Of course, there were a lot of media requests, and sponsor functions. Ariya’s success has led to more demands along with greater expectations.
After leaving Thailand, and before heading back to their new home in Lake Nona in Orlando, the sisters stopped to see Nilsson and Marriott in Scottsdale, Ariz., for a four-day camp to get ready for the new season.
Before heading to the Bahamas, the Jutanugarns met several times with Gilchrist at his base in Howey-In-The-Hills, just north of Orlando.
“We’re all working together, as a team,” said Moriya, the LPGA’s Rookie of the Year in 2013. “Pia, Lynn and Gary, they’re all talking and working together, and I think that’s really important. I think we all did pretty good together last year, and we’re trying to keep that up, and we’re trying to make things as simple as we can.”
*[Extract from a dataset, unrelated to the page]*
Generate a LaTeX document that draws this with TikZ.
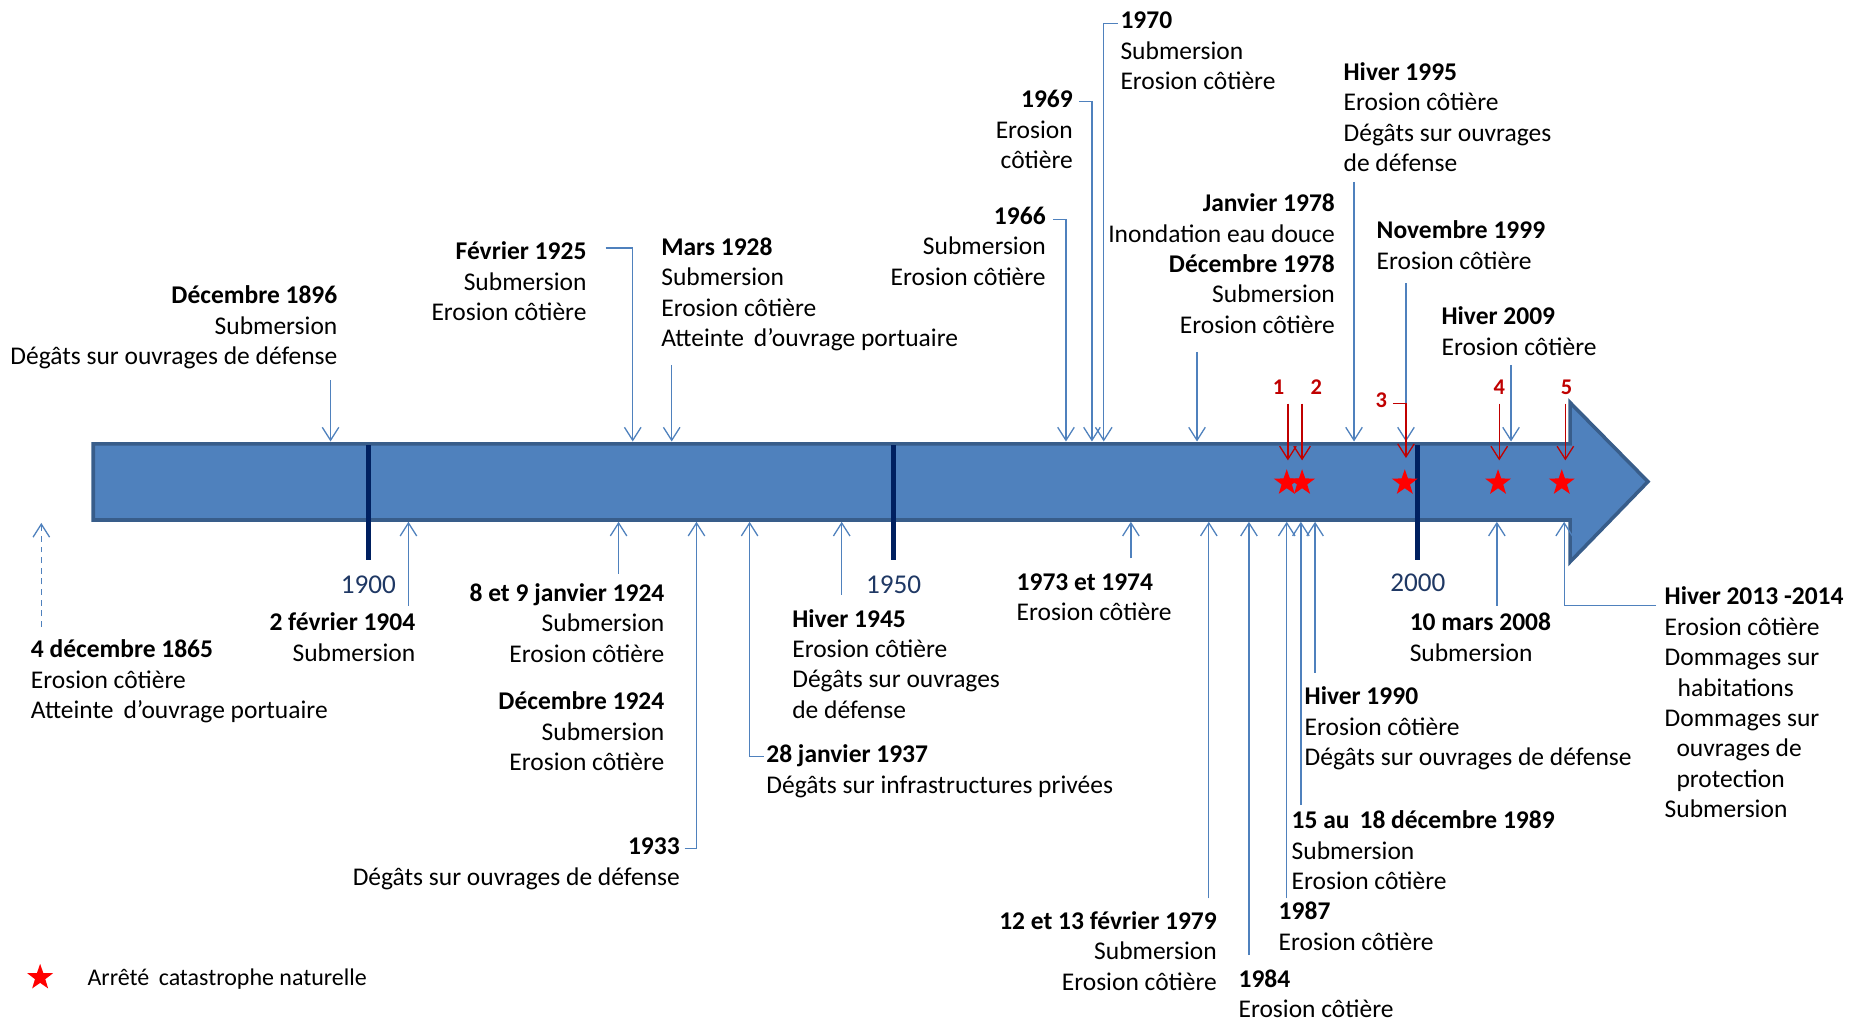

Nilsson says Ariya has been open about the feelings she is having coming into the new year.
“Ariya says she’s feeling nervous about the expectations, but that’s the good thing,” Nilsson said. “She’s honest about it. That allows you to figure out what to do about it. She knows what she needs to focus on.”
Mostly, Ariya knows the strength she has to make the uphill climbs the game demands.